Cara Menjauh dari Praktik Riba
Menjaga transaksi tetap halal berarti memastikan setiap akad jauh dari tambahan yang tidak sah, ketidakjelasan, atau penindasan. Berikut langkah yang bisa diterapkan dalam aktivitas keuangan harian.
1. Jual Beli yang Aman dari Riba
Kuncinya adalah akad yang terang dan setara. Pastikan tidak ada tambahan sepihak, kualitas barang jelas, dan serah terima dilakukan sesuai ketentuan.
Contoh
• Menukar barang ribawi sejenis harus setara dan langsung diserahterimakan
• Harga kredit boleh berbeda dari harga tunai, tetapi ditetapkan sejak akad dan tidak berubah di tengah jalan
Fokusnya pada kejujuran dan kejelasan, bukan keuntungan sepihak.

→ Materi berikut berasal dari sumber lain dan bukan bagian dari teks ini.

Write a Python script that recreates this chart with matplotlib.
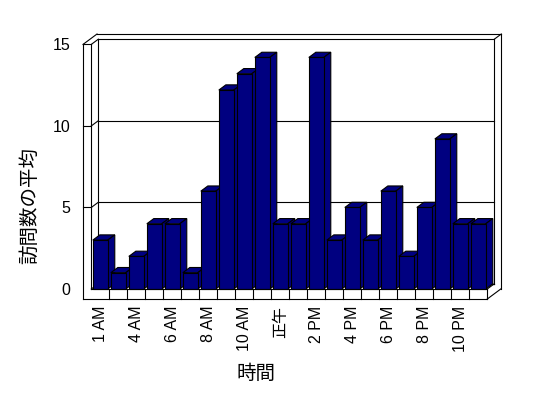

2. Pendanaan yang Tidak Mengandung Unsur Riba
Saat membutuhkan modal usaha, pilih sumber pendanaan yang tidak memasukkan bunga atau penambahan karena waktu. Kini tersedia alternatif yang lebih aman dan halal, seperti pendanaan melalui securities crowdfunding syariah.
Baca juga: Deal! 7 Cara Kerja Sama Bisnis Anti Riba, Akad Jelas Cuan Ngalir Terus!
Platform ini menawarkan skema bagi hasil dengan akad yang jelas, diawasi OJK, dan tanpa unsur riba, gharar, maupun dzalim.
Contoh:
-Mengajukan pendanaan melalui platform securities crowdfunding syariah
-Menghindari pinjaman berbunga dari bank konvensional atau pinjol
Dengan skema syariah, arus modal tetap sehat tanpa menjerat pihak peminjam.
3. Investasi yang Terjaga dari Riba
Dalam memilih instrumen investasi, pastikan keuntungan berasal dari aktivitas usaha yang nyata, bukan dari tambahan berbasis utang. Pilih instrumen syariah yang transparan dan diawasi.
Contoh:
- Menempatkan dana pada sukuk, saham syariah, atau pendanaan bisnis halal
- Menggunakan platform syariah resmi yang hanya menawarkan instrumen bebas riba dan berbasis aset. Tujuannya agar pertumbuhan harta sejalan dengan nilai halal dan keberkahan.
Riba bukan sekadar tambahan biaya dalam sebuah transaksi, tetapi sebuah praktik yang secara tegas dilarang oleh Allah ﷻ karena efek merusaknya yang sangat besar. Larangan tersebut hadir untuk menjaga agar keuangan umat berjalan secara adil, sehat, dan tidak menindas. Dengan mengenali jenis-jenis riba serta contoh-contohnya, kita dapat lebih waspada dalam mengelola pengeluaran, pendanaan, maupun investasi.
Di era sekarang, umat semakin dimudahkan dengan hadirnya berbagai instrumen syariah yang aman dan berpayung regulasi, termasuk pendanaan melalui securities crowdfunding syariah yang tidak mengandung riba, gharar, ataupun unsur dzalim. Memilih jalur halal bukan hanya menjaga diri dari dosa besar, tetapi juga memastikan aktivitas ekonomi kita berjalan dengan prinsip keadilan dan keberkahan.